Paper SS+EN-MoA3
Methanol Oxidation on Pt-Re Surfaces: Ambient Pressure XPS and Reactor Studies

Monday, November 10, 2014, 2:40 pm, Room 309

Methanol oxidation has been investigated on Pt-Re bimetallic surfaces in order to understand how the addition of Re promotes activity on Pt in alcohol reforming and other oxidation reactions. Pt-Re alloy surfaces were prepared by depositing Re on Pt(111) or polycrystalline Pt foils and annealing to 1000 K. Scanning tunneling microscopy studies demonstrate that the deposited Re islands diffuse into the Pt(111) surface upon annealing, and low energy ion scattering studies indicate that the top monolayer consists mainly of Pt. XPS investigations were carried out at the X1A1 beamline at the National Synchrotron Light Source under methanol oxidation conditions of 200 mtorr O₂/100 mtorr methanol between 300 and 550 K, and gaseous products were monitored using a mass spectrometer.
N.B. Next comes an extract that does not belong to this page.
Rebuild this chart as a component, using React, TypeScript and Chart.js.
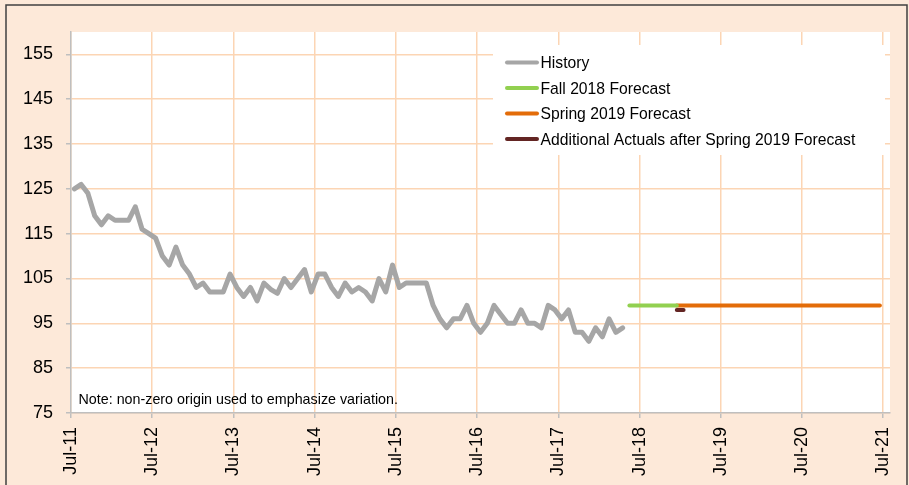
import React, { useEffect, useRef } from "react";
import { Chart, registerables } from "chart.js";

Chart.register(...registerables);

// ---------- data ----------
// x values are months since Jul-2011; monthly observations sit at mid-month
const MID_MONTH = 0.5;
const X_TICK_MONTHS = [0, 12, 24, 36, 48, 60, 72, 84, 96, 108, 120];
const X_TICK_LABELS = ["Jul-11", "Jul-12", "Jul-13", "Jul-14", "Jul-15", "Jul-16", "Jul-17", "Jul-18", "Jul-19", "Jul-20", "Jul-21"];
const Y_TICKS = [75, 85, 95, 105, 115, 125, 135, 145, 155];

const HISTORY_START_MONTH = 0;
const HISTORY = [
  125, 126, 124, 119, 117, 119, 118, 118, 118, 121, 116, 115,
  114, 110, 108, 112, 108, 106, 103, 104, 102, 102, 102, 106,
  103, 101, 103, 100, 104, 102.6, 101.7, 105, 103, 105, 107, 102,
  106, 106, 103, 101, 104, 102, 103, 102, 100, 105, 102, 108,
  103, 104, 104, 104, 104, 99, 96, 94, 96, 96, 99, 95,
  93, 95, 99, 97, 95, 95, 98, 95, 95, 94, 99, 98,
  96, 98, 93, 93, 91, 94, 92, 96, 93, 94,
];

const FALL_2018_MONTHS = [82, 89];
const FALL_2018 = [99, 99];

const SPRING_2019_MONTHS = [89, 119];
const SPRING_2019 = [99, 99];

const ADDITIONAL_MONTHS = [89, 90];
const ADDITIONAL_ACTUALS = [98, 98];

const SERIES_NAMES = [
  "History",
  "Fall 2018 Forecast",
  "Spring 2019 Forecast",
  "Additional Actuals after Spring 2019 Forecast",
];
const NOTE = "Note: non-zero origin used to emphasize variation.";

// ---------- styles ----------
const FONT = "'Liberation Sans', Arial, sans-serif";
const BG = "#FDE9D9";
const GRID = "#FCD5B4";
const AXIS = "#BFBFBF";
const COLORS = ["#A6A6A6", "#92D050", "#E36C09", "#632523"];

const W = 909;
const H = 485;

function pts(months: number[], values: number[]) {
  return values.map((v, i) => ({ x: months[i] + MID_MONTH, y: v }));
}

const decorPlugin = {
  id: "decor",
  beforeDraw(chart: any) {
    const { ctx, chartArea } = chart;
    ctx.save();
    ctx.fillStyle = BG;
    ctx.fillRect(0, 0, W, H);
    ctx.fillStyle = "#FFFFFF";
    ctx.fillRect(chartArea.left, chartArea.top, chartArea.right - chartArea.left, chartArea.bottom - chartArea.top);
    ctx.strokeStyle = "#404040";
    ctx.lineWidth = 1.5;
    ctx.beginPath();
    ctx.moveTo(6, H);
    ctx.lineTo(6, 5);
    ctx.lineTo(907, 5);
    ctx.lineTo(907, H);
    ctx.stroke();
    ctx.restore();
  },
  beforeDatasetsDraw(chart: any) {
    const { ctx, chartArea } = chart;
    ctx.save();
    // legend box
    ctx.fillStyle = "#FFFFFF";
    ctx.fillRect(493, 45, 885 - 493, 110);
    ctx.font = `15.7px ${FONT}`;
    ctx.textBaseline = "alphabetic";
    ctx.textAlign = "left";
    SERIES_NAMES.forEach((name, i) => {
      const base = 68.3 + i * 25.5;
      ctx.strokeStyle = COLORS[i];
      ctx.lineWidth = 4;
      ctx.lineCap = "round";
      ctx.beginPath();
      ctx.moveTo(507, base - 5.7);
      ctx.lineTo(537, base - 5.7);
      ctx.stroke();
      ctx.fillStyle = "#000000";
      ctx.fillText(name, 540.5, base);
    });
    // note
    ctx.font = `14.3px ${FONT}`;
    ctx.fillStyle = "#000000";
    ctx.fillText(NOTE, chartArea.left + 7.5, 404);
    ctx.restore();
  },
};

export default function App() {
  const ref = useRef<HTMLCanvasElement | null>(null);

  useEffect(() => {
    if (!ref.current) return;
    const chart = new Chart(ref.current, {
      type: "line",
      data: {
        datasets: [
          { label: SERIES_NAMES[0], data: pts(HISTORY.map((_, i) => HISTORY_START_MONTH + i), HISTORY), borderColor: COLORS[0], borderWidth: 5 },
          { label: SERIES_NAMES[1], data: pts(FALL_2018_MONTHS, FALL_2018), borderColor: COLORS[1], borderWidth: 4 },
          { label: SERIES_NAMES[2], data: pts(SPRING_2019_MONTHS, SPRING_2019), borderColor: COLORS[2], borderWidth: 4 },
          { label: SERIES_NAMES[3], data: pts(ADDITIONAL_MONTHS, ADDITIONAL_ACTUALS), borderColor: COLORS[3], borderWidth: 4 },
        ],
      },
      options: {
        animation: false,
        responsive: false,
        devicePixelRatio: 1,
        layout: { padding: { left: 0, top: 32, right: 19, bottom: 0 } },
        plugins: { legend: { display: false }, tooltip: { enabled: false } },
        elements: {
          point: { radius: 0 },
          line: { tension: 0, borderJoinStyle: "round", borderCapStyle: "round", fill: false },
        },
        scales: {
          x: {
            type: "linear",
            min: 0,
            max: 121,
            afterBuildTicks: (s: any) => {
              s.ticks = X_TICK_MONTHS.map((v) => ({ value: v }));
            },
            afterFit: (s: any) => {
              s.height = 72;
              s.paddingLeft = 0;
              s.paddingRight = 0;
            },
            ticks: {
              autoSkip: false,
              minRotation: 90,
              maxRotation: 90,
              padding: 9,
              color: "#000000",
              font: { family: FONT, size: 18 },
              callback: (v: any) => X_TICK_LABELS[X_TICK_MONTHS.indexOf(Number(v))] ?? "",
            },
            grid: { color: GRID, lineWidth: 1.5, tickColor: AXIS, tickLength: 5, drawTicks: true },
            border: { color: AXIS, width: 1.5 },
          },
          y: {
            type: "linear",
            min: 75,
            max: 160,
            afterBuildTicks: (s: any) => {
              s.ticks = Y_TICKS.map((v) => ({ value: v }));
            },
            afterFit: (s: any) => {
              s.width = 71;
              s.paddingTop = 0;
              s.paddingBottom = 0;
            },
            ticks: {
              padding: 13,
              color: "#000000",
              font: { family: FONT, size: 18 },
              callback: (v: any) => String(v),
            },
            grid: { color: GRID, lineWidth: 1.5, tickColor: AXIS, tickLength: 5, drawTicks: true },
            border: { color: AXIS, width: 1.5 },
          },
        },
      },
      plugins: [decorPlugin],
    } as any);
    return () => chart.destroy();
  }, []);

  return (
    <div style={{ position: "fixed", left: 0, top: 0, width: W, height: H }}>
      <canvas ref={ref} width={W} height={H} style={{ display: "block", width: W, height: H }} />
    </div>
  );
}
Methanol oxidation was studied on clean Pt(111), the Pt-Re alloy and Re films grown on Pt before and after surface oxidation at 450 K. The main products on all surfaces were CO₂ and H₂O with formaldehyde, CO and H₂ as minor products. On the unoxidized surfaces, the selectivity toward H₂ and CO production increased above 500 K. Deposition of atomic carbon during reaction was suppressed on the Pt-Re alloy surfaces as compared to pure Pt, and the oxidized Pt-Re alloy was found to reach maximum activity at the lowest temperatures. The Re films were unstable under methanol oxidation conditions at temperatures above 450 K due to the sublimation of Re oxides, but the Re in the Pt-Re alloy remained on the surface under the same conditions. Activity studies in a flow reactor coupled to the ultrahigh vacuum chamber showed that methanol oxidation activity increases with surface oxidation; unoxidized Pt and Pt-Re surfaces initially exhibit minimal activity until the surface becomes oxidized under reaction conditions.